Le bulldozer colonial israélien ne s’arrête jamais. Il commence maintenant à détruire les maisons de plus d’un millier de Palestiniens vivant dans douze villages de la région de Masafer Yatta, dans les collines du sud d’Hébron. Le récit israélien tend à présenter la situation comme un conflit juridique entre l’État et des résidents. Cette bataille a commencé en 1980 quand Israël a décidé de transférer cette zone en terrain d’entraînement de l’armée. En mai 2022, la Cour suprême s’est finalement prononcée sur l’affaire et a autorisé l’État à expulser les Palestiniens.
Même si la délibération au sein du tribunal israélien n’est pas le cœur du sujet, il est intéressant d’examiner les principaux motifs qui sous-tendent sa décision. Les juges ont confirmé que l’ordre militaire prévaut, et donc que l’armée a le pouvoir de déclarer des zones fermées à des fins d’entraînement militaire. À noter que cette décision est en contradiction avec la quatrième Convention de Genève, qui interdit la déportation d’une population des territoires occupés. Cette déclaration scandaleuse crée donc un dangereux précédent. En effet, les ordres du commandant militaire ne peuvent contredire le droit international ou prévaloir sur lui, car son autorité découle du droit international. En 1967, le procureur en chef de l’armée israélienne avait déclaré qu’on ne pouvait évacuer la population civile des territoires occupés pour créer des zones d’entraînement, tant pour des raisons politiques et humanitaires que pour des raisons liées aux dispositions du droit international. L’article 49 de la Convention sur la protection des civils en cas de guerre, qu’Israël a ratifiée, interdit expressément le transfert forcé de civils dans les territoires occupés, sauf dans les cas où les nécessités du combat l’exigent. Le tribunal a également validé que les Palestiniens n’étaient pas des « résidents permanents ». Ce faisant, il a ignoré une multitude de preuves, y compris des études d’anthropologues israéliens qui montrent qu’ils vivaient là au moins un siècle avant la fondation de l’État d’Israël.
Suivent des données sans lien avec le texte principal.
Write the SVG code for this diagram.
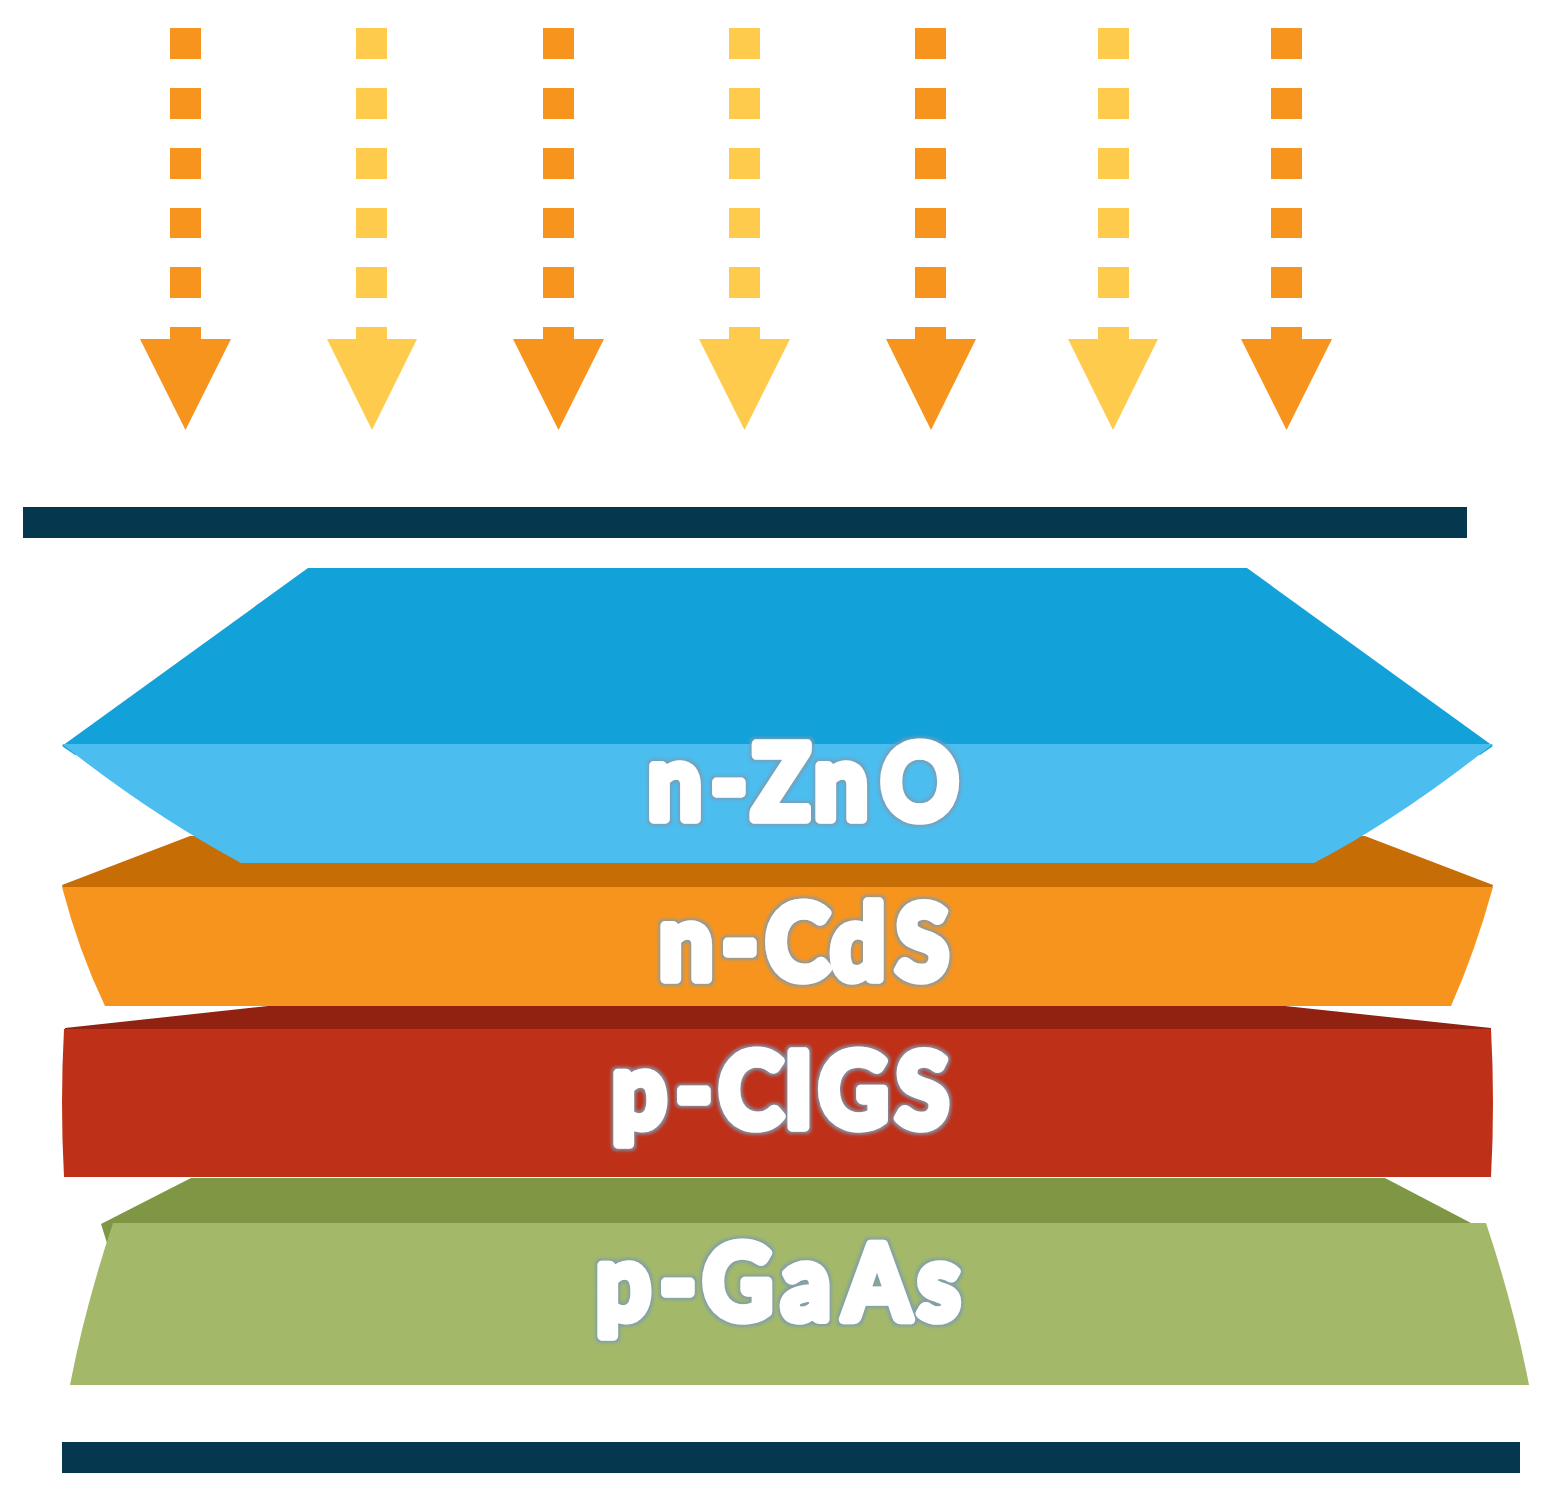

En fait, la justice israélienne est un appui essentiel qui complète l’entreprise coloniale en lui donnant une apparence légale. Un protocole d’un comité gouvernemental sur les questions de la colonisation de 1981 révèle que le ministre de l’Agriculture de l’époque, Ariel Sharon, a initié la transformation de la zone en un terrain d’incendie afin d’empêcher « la propagation des Arabes des montagnes rurales vers le désert ». Le projet d’origine était donc d’expulser les Palestiniens. La création de la zone d’entraînement n’est que le moyen de cette politique. Cette pratique, consistant à déporter des Palestiniens pour établir des camps militaires, n’est pas nouvelle. Depuis des années dans le nord de la vallée du Jourdain, l’armée expulse des Palestiniens pour permettre un entraînement militaire. Cette pratique coloniale a déjà commencé pendant la Nakba. L’église du village de Ma’alul, dont les habitants ont été chassés en 1948, mais dont beaucoup sont restés citoyens en Israël, est située à l’intérieur d’un camp militaire fermé, et l’accès n’y est accordé qu’une fois par an.
Le déplacement des Palestiniens est au coeur de l’entreprise coloniale sioniste, qui utilise divers moyens. La bataille juridique n’est qu’un masque israélien qui permet de donner l’illusion d’un processus équitable. Parallèlement à l’attribution de territoires à l’armée, l’établissement de localités pour les Juifs et la plantation de forêts par le KKL-JNF [1], ont servi de moyens pour expulser les Palestiniens et mettre la main sur leurs maisons depuis la création de l’État.
La lecture de la carte de De-Colonizer [2] montre les différentes séquences de destruction des localités sur le territoire de la Palestine historique, depuis la fin du XIXe siècle, au début de l’immigration sioniste. Une catégorie est réservée aux localités qui seront détruites à l’avenir, y compris les villages de Masafer Yatta. Lorsque nous avons produit cette carte en 2017, certains ont demandé comment nous savions quels villages seraient détruits à l’avenir. La réponse est simple : les plans de destruction ultérieure étaient visibles pour tous. La destruction future des localités palestiniennes ne peut être évitée que par une pression internationale efficace sur Israël par la campagne BDS et d’autres mesures.
En ce sens, la question se pose de savoir si une lutte de l’intérieur, dans le cadre du système judiciaire israélien, n’est pas plus nuisible qu’utile. Parce que tous ces avocats et organisations sociales malgré de nobles intentions, font partie intégrante du régime israélien qui souhaite se présenter comme démocratique et juste, alors qu’il s’agit surtout d’une entreprise coloniale dont les tribunaux constituent un rouage fondamental.